Begin
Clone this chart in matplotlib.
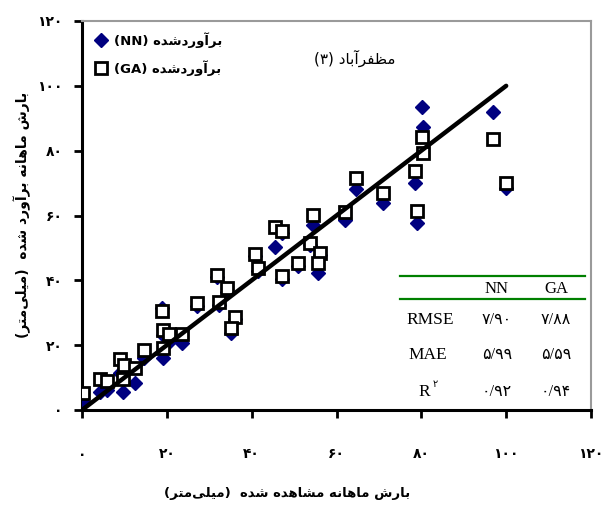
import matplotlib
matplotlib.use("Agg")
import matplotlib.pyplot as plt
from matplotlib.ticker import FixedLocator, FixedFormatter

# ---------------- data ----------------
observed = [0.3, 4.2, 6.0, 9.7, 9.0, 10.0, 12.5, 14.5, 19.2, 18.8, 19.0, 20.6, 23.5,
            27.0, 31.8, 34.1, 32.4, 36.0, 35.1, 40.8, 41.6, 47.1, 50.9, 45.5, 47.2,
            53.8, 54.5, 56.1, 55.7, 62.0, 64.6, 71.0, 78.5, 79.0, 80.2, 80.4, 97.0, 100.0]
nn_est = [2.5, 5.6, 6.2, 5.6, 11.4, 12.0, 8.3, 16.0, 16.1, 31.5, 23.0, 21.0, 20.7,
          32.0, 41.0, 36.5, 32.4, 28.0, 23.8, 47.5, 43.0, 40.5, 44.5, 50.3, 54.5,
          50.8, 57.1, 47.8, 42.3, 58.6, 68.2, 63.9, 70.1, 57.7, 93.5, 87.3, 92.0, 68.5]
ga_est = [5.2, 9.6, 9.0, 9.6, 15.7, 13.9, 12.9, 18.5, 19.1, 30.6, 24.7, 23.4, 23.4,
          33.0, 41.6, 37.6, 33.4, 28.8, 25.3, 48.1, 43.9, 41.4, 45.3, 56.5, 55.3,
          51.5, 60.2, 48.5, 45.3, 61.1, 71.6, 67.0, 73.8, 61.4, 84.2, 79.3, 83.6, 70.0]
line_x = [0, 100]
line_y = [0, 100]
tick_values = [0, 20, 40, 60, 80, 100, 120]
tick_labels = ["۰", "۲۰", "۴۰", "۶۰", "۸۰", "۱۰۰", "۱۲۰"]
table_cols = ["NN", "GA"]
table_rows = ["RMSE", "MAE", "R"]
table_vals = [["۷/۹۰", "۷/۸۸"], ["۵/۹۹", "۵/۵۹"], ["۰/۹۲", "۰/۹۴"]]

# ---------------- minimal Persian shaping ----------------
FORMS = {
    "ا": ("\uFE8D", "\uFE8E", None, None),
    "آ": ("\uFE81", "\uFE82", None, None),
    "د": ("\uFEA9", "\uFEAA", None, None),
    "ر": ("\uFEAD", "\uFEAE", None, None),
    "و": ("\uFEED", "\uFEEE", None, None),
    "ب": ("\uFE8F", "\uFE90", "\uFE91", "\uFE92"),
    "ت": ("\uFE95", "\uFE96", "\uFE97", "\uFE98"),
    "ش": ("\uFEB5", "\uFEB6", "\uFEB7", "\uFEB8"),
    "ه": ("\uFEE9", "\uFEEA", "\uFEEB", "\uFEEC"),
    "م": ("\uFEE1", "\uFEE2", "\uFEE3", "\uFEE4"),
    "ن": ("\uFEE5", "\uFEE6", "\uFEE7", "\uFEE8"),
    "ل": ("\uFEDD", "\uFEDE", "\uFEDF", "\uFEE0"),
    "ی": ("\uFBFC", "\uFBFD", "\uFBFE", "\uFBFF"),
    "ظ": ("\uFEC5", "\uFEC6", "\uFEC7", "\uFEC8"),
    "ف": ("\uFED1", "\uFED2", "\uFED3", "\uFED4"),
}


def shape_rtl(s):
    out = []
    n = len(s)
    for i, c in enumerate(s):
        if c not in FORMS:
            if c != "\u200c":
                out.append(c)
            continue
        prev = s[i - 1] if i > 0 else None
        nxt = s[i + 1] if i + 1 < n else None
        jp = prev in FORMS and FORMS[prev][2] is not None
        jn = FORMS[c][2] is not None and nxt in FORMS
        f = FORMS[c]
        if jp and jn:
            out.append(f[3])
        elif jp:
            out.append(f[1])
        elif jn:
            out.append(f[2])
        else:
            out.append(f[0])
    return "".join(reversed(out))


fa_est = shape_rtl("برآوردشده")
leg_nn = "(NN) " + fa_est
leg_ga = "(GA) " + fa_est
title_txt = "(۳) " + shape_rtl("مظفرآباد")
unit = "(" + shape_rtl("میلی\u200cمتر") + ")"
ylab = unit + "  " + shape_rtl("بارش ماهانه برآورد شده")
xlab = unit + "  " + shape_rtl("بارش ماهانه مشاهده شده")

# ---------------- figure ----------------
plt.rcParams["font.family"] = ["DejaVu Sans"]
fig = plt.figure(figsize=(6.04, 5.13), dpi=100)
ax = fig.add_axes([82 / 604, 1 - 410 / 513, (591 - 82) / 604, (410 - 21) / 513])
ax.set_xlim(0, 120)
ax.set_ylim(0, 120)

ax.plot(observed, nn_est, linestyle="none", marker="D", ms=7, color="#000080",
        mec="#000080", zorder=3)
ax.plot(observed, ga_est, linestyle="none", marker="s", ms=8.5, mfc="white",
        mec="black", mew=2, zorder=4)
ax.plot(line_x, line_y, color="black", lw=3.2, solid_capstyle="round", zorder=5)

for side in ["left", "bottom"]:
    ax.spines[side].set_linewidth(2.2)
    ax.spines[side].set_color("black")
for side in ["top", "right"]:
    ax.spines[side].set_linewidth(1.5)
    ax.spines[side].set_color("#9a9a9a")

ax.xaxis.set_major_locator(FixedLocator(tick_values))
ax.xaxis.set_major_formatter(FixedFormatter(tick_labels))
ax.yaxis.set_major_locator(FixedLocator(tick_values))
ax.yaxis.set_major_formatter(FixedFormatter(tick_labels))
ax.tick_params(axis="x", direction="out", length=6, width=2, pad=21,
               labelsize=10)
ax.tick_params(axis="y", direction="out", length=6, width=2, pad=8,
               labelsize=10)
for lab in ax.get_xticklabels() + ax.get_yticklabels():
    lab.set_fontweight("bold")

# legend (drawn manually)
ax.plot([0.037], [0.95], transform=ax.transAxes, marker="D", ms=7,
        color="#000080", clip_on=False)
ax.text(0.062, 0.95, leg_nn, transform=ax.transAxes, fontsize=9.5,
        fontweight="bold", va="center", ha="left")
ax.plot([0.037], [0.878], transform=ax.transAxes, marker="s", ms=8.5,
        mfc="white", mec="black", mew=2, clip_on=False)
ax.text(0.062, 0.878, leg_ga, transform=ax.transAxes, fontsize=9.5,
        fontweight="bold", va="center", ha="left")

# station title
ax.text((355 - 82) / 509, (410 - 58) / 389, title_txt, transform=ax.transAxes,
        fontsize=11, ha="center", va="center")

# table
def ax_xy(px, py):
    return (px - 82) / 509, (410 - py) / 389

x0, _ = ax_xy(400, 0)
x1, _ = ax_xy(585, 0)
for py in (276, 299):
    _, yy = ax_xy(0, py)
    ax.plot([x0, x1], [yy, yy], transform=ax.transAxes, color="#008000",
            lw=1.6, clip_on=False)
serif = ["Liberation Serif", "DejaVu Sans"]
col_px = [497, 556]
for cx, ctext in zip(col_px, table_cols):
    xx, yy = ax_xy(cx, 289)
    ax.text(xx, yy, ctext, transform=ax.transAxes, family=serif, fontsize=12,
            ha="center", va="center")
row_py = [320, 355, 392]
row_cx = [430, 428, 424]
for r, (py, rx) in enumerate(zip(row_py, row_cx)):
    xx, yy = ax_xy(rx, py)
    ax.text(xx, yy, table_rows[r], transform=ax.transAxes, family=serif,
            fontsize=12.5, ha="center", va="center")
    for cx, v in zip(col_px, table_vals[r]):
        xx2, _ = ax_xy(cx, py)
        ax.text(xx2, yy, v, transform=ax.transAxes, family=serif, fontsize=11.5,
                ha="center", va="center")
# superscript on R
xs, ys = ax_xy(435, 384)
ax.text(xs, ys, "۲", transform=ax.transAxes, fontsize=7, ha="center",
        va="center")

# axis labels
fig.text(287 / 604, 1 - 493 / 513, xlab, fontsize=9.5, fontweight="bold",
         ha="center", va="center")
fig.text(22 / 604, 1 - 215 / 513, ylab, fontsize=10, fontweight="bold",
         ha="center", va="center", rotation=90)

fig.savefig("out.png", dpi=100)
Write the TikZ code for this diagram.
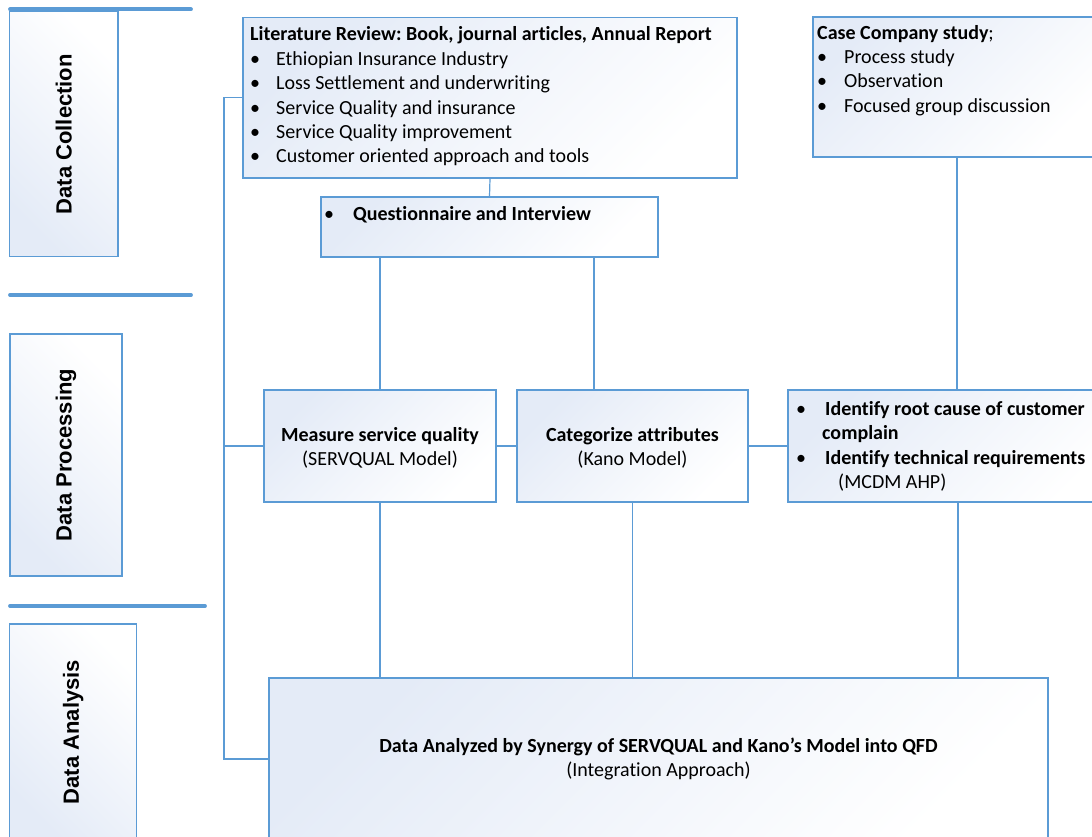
End
TASK INSTRUCTIONS: Copy exactly the lines running from the beginning of the listing through the line that has "from matplotlib.ticker import". Drop the pictures.

EXERCISE RESPONSE:
Clone this chart in matplotlib.
import matplotlib
matplotlib.use("Agg")
import matplotlib.pyplot as plt
from matplotlib.ticker import FixedLocator, FixedFormatter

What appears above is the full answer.